Management companies operate public charter schools via a written performance agreement with the charter school governing board. In the past, some management companies have recruited and selected board members they believe will agree to everything proposed by the management company. Imagine's founder, Dennis Bakke, received media attention when an email he wrote about this very subject was revealed.

Colorado sample contract language has an attachment with provisions for management companies (or Education Service Providers) and charter school boards to consider before reaching a final agreement. Districts can use this list of provisions as a way to ensure transparency and fairness. For example, one of the provisions is that both the management company and charter school board have separate legal counsel representing them in negotiating the agreement.

There will continue to be an increase in the number of charter schools operated by charter schools, both nationwide and in Colorado. For companies that have found the "magic formula" and have both academic and financial success in the venture, it only makes sense. It's wise for potential charter school authorizers to do their homework before authorizing a new school that will be operated by a management company, however.

Sunday, December 12, 2010

A Tale of Two Cities

While the City of Englewood is trying to help a new charter school get land for a building, the City of Broomfield is fighting the opening of a new charter school within their boundaries.

Ben Franklin Academy wants to build a new facility on land at Lucent Blvd and C-470 in Douglas County. The land is owned by the City of Englewood. The city originally purchased the land as a part of it's long-term planning for a water reservoir.

Contrast this effort with the City of Broomfield that is fighting the location of a new charter school, Prospect Ridge Academy, by taking its opposition to the Adams 12 Five Star School District. On Wednesday night, the school board will hear the city's claims that the charter school should not be located within its boundaries. The City of Broomfield doesn't have a charter school currently.

As public schools, charter schools receive a certificate of occupancy through the Colo. Dept of Labor, the same as all public schools. If a municipality disagrees with a charter school site plan, the municipality can take that issue back to the charter school authorizer's board for reconsideration. It's not uncommon for there to be disagreements on the details within a site plan, but this is the first time a city has said they don't want any charter school within their boundaries.

Ben Franklin Academy was unanimously approved by the Douglas County Board of Education in November and plans to open a Core Knowledge school in the fall. The school will begin with grades K-6 and grow through eighth grade. A developer from Utah plans to construct a facility for the new charter school.

Prospect Ridge also plans to use Core Knowledge, but will extend through twelfth grade and have a focus on math, science and technology. Prospect Ridge had to appeal to the State Board of Education earlier this year in order to get the right to open their school.

Update: Boulder Daily Camera article

Wednesday, December 8, 2010

State Advisory Committee Considers LEA Status for CSI Charter Schools

The SB 111 advisory committee met for the last time today before providing the General Assembly with a report next month containing recommendations related to Charter School Institute (CSI) schools becoming their own Local Education Agency (LEA) for purposes of either Special Education funding (IDEA, Part B) or entitlement programs (No Child Left Behind).

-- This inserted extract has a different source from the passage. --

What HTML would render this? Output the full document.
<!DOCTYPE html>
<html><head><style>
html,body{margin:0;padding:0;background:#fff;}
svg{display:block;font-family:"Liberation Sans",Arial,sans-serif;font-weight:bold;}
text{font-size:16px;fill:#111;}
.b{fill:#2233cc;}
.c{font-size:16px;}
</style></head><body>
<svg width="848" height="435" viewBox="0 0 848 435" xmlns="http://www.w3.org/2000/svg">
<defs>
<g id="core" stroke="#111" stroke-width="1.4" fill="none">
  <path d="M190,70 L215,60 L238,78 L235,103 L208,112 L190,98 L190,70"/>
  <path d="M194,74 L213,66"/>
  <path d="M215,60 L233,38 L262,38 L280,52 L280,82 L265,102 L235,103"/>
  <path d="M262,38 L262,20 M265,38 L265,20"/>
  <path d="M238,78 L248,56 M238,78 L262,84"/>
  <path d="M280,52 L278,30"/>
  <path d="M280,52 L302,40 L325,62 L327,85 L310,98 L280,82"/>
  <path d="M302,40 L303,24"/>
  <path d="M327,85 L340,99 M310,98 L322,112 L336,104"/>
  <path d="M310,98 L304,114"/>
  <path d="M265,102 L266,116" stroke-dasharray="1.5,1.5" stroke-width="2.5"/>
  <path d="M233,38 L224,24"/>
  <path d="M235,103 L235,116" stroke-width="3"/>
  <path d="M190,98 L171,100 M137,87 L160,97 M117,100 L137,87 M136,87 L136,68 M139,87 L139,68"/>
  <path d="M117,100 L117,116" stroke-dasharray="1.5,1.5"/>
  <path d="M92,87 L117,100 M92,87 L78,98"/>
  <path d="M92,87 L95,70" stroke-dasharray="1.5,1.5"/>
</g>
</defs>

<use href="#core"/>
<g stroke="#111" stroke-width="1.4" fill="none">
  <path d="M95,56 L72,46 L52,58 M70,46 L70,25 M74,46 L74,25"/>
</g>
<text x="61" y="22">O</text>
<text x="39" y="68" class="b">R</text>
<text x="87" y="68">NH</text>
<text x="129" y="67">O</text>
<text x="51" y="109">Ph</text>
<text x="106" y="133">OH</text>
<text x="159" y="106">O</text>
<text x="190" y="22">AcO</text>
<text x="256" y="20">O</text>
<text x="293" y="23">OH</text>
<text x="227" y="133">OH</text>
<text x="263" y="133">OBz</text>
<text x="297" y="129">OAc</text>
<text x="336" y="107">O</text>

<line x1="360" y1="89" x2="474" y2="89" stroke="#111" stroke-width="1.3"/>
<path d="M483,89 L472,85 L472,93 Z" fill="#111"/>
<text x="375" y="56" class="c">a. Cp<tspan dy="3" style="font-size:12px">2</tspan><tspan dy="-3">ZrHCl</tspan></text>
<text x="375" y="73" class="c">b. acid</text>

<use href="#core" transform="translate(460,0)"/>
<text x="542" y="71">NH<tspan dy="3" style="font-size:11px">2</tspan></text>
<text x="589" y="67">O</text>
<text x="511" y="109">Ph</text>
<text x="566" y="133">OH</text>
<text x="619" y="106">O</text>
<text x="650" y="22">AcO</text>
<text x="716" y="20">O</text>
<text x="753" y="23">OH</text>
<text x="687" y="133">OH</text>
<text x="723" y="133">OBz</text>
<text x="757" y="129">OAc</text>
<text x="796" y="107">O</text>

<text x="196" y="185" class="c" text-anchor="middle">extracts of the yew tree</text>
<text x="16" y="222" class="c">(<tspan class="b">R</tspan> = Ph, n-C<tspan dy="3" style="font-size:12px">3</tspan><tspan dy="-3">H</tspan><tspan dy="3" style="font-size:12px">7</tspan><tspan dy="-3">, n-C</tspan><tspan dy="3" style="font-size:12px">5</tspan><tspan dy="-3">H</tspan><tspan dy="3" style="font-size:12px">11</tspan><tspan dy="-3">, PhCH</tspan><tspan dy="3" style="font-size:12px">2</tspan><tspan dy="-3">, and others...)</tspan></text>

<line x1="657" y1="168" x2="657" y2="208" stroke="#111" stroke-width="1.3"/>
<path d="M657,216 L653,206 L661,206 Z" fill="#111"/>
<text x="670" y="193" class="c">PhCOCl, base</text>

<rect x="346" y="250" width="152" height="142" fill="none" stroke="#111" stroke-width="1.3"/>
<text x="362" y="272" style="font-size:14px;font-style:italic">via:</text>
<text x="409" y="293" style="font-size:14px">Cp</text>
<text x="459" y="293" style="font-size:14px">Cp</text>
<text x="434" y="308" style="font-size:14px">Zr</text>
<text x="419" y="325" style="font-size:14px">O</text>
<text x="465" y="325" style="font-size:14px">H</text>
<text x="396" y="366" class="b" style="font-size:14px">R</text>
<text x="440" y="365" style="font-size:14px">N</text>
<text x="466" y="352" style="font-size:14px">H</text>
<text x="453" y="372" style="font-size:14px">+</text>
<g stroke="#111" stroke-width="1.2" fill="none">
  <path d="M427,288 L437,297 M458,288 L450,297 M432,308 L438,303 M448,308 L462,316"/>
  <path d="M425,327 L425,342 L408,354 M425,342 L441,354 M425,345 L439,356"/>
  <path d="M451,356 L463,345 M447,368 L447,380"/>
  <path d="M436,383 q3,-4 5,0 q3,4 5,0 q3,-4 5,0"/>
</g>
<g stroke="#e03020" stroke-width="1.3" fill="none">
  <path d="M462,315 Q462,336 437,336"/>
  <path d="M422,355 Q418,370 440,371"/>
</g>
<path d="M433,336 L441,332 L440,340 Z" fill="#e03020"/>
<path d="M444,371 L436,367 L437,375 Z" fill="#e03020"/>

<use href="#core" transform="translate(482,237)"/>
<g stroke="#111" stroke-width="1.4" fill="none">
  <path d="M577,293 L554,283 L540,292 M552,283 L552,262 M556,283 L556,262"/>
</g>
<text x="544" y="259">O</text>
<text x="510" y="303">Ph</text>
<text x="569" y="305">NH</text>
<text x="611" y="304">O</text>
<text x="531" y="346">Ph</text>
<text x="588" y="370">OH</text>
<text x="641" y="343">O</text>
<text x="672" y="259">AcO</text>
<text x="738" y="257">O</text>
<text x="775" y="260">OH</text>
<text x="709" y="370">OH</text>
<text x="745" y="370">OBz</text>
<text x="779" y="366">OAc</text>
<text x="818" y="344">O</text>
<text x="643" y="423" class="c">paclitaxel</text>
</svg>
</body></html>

The committee decided to recommend that CSI schools at least be given the opportunity to ask the CSI board to do their own Special Education services, but only after demonstrating they have the capacity to do it. This will probably be via contracting with a Board of Cooperative Education Services (BOCES) in a manner comparable to small school districts in the state. The agreement with a BOCES would need to transfer liability from CSI to the individual charter school in order for it to be approved.

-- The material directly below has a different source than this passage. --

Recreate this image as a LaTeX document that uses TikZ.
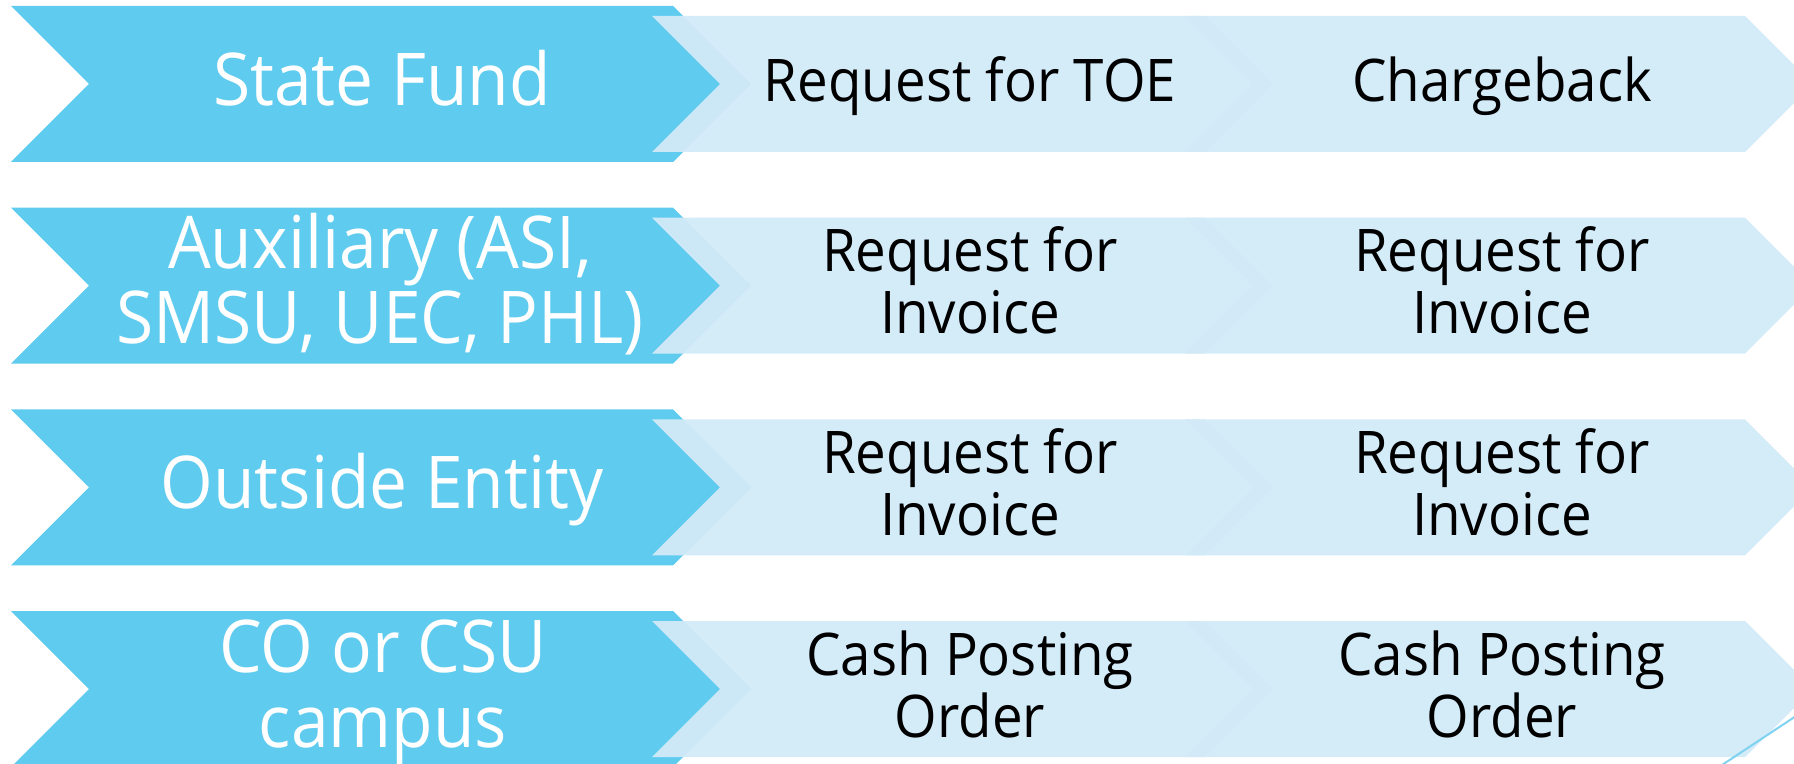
\documentclass[tikz,border=0pt]{standalone}
\usepackage{fontspec}
\setmainfont{Open Sans}[FakeStretch=0.93]
\definecolor{chevdark}{HTML}{5FCBEF}
\definecolor{chevlight}{HTML}{D2EAF8}
\definecolor{strayline}{HTML}{7FD3F0}
\tikzset{
  darkchev/.style={fill=chevdark},
  lightchev/.style={fill=chevlight, fill opacity=0.95},
  whitelbl/.style={text=white, inner sep=0pt, align=center,
    font=\fontsize{36.4}{37.5}\selectfont},
  blacklbl/.style={text=black, inner sep=0pt, align=center,
    font=\fontsize{29.4}{31}\selectfont},
}
\begin{document}
\begin{tikzpicture}[x=0.5pt,y=-0.5pt]
\useasboundingbox (0,0) rectangle (1794,764);
\clip (0,0) rectangle (1794,764);

% four rows of chevrons: a dark lead chevron followed by two light ones
\foreach \T in {6,207.7,409.3,611} {
  \pgfmathsetmacro\B{\T+156}
  \pgfmathsetmacro\M{\T+78}
  \pgfmathsetmacro\t{\T+10}
  \pgfmathsetmacro\b{\T+146}
  \fill[darkchev] (11,\T) -- (673,\T) -- (751,\M) -- (673,\B) -- (11,\B) -- (89,\M) -- cycle;
  \fill[lightchev] (652,\t) -- (1205,\t) -- (1273,\M) -- (1205,\b) -- (652,\b) -- (720,\M) -- cycle;
  \fill[lightchev] (1185,\t) -- (1745,\t) -- (1813,\M) -- (1745,\b) -- (1185,\b) -- (1253,\M) -- cycle;
}

% labels are placed by the baseline of their last line
% row 1
\node[whitelbl, anchor=base] (sf)  at (382,106) {State Fund};
\node[blacklbl, anchor=base] (toe) at (970,102) {Request for TOE};
\node[blacklbl, anchor=base] (cb)  at (1502,102) {Chargeback};

% row 2
\node[whitelbl, anchor=base] (aux)  at (380,344) {Auxiliary (ASI,\\SMSU, UEC, PHL)};
\node[blacklbl, anchor=base] (inv1) at (970,334) {Request for\\Invoice};
\node[blacklbl, anchor=base] (inv2) at (1502,334) {Request for\\Invoice};

% row 3
\node[whitelbl, anchor=base] (out)  at (382,509) {Outside Entity};
\node[blacklbl, anchor=base] (inv3) at (970,535) {Request for\\Invoice};
\node[blacklbl, anchor=base] (inv4) at (1502,535) {Request for\\Invoice};

% row 4
\node[whitelbl, anchor=base] (co)   at (383,747) {CO or CSU\\campus};
\node[blacklbl, anchor=base] (cpo1) at (970,737) {Cash Posting\\Order};
\node[blacklbl, anchor=base] (cpo2) at (1502,737) {Cash Posting\\Order};

% thin stroke at the lower right corner
\coordinate (s1) at (1722,765);
\coordinate (s2) at (1796,716);
\draw[strayline, line width=1pt] (s1) -- (s2);
\end{tikzpicture}
\end{document}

In regard to entitlement programs, the committee agreed that managing the federal programs would probably be a greater burden than it would be worth. Individual charter schools would need to be substantially familiar with numerous federal requirements and the amount of money received from most of the programs would be a marginal amount. The additional burden on CSI charter schools would be prohibitive in comparison to the benefits.

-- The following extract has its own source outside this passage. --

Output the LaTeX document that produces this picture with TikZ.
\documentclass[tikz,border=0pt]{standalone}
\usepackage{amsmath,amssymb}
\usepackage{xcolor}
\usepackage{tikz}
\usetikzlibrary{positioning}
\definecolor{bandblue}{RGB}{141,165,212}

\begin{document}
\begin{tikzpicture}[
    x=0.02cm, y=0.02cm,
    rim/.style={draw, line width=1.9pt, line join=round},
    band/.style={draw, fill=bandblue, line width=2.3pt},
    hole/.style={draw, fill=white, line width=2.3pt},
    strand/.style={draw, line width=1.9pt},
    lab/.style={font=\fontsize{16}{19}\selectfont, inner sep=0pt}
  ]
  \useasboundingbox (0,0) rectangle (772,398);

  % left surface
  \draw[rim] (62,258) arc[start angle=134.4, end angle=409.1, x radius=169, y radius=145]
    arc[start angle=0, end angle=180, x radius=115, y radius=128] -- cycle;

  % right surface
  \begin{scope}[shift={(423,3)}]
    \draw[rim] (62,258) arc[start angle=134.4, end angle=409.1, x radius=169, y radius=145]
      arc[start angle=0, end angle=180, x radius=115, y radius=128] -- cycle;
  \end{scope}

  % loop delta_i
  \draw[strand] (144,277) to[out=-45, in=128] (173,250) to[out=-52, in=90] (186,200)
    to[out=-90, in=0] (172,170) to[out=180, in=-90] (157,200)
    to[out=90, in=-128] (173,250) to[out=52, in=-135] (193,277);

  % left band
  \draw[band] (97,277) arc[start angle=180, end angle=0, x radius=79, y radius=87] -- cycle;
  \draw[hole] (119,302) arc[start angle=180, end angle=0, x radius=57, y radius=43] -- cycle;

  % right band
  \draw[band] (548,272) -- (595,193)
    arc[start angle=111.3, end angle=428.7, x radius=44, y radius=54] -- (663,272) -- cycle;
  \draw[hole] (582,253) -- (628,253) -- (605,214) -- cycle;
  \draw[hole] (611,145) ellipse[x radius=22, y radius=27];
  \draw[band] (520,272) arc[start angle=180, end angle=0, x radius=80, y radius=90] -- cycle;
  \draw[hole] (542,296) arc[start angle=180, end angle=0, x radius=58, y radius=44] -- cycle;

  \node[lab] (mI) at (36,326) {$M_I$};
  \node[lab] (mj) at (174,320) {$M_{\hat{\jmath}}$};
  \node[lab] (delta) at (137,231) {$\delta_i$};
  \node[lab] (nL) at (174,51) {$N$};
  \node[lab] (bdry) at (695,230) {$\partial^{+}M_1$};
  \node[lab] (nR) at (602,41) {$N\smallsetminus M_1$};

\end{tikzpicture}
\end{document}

Patricia Hayes, chair of the SB 111 committee, distributed an initial draft of the committee report and the recommendations were each discussed. The committee did a great deal of research and had lots of discussion on the specific issues. Two of the largest CSI schools were a part of the discussion and expressed concern about the burden associated with the federal programs.

Statute requires the report to be delivered to the House and Senate Education Committees by January 15th.

Wednesday, December 1, 2010

Blended or Hybrid?

There is a broad array of online educational options for students. The type of online education delivery models has changed as school leaders realize that most students, particularly at-risk students, do better with a combination of online learning and meeting face-to-face with a teacher. People call this either blended or hybrid learning and there hasn't been a strong preference for either term nationally.

In Colorado, hybrid/blended schools cannot get funding to operate. The School Finance statute and state board rule do not permit schools to use the blended approach. Colorado law allows online schools to use a "learning center," meaning a regular location that students attend where instruction is delivered online and the school has gained the approval of the school districts in which the learning centers are located. However, to establish a student's schedule with both online and regular hours with a teacher isn't permissible under the law.

Across the nation, policy makers are wrestling with how to fund online students. Colorado's system relies on a annual count day (October 1) to establish funding for the entire year. Online students need to sign on their computer's online program numerous times within the "count window" in order to be counted. Further, teachers must document time on the phone with students and any virtual classes they conduct.

As the use of technology increases, and students become more adept at newer technologies, watch for policy makers to address the issue of blended or hybrid learning.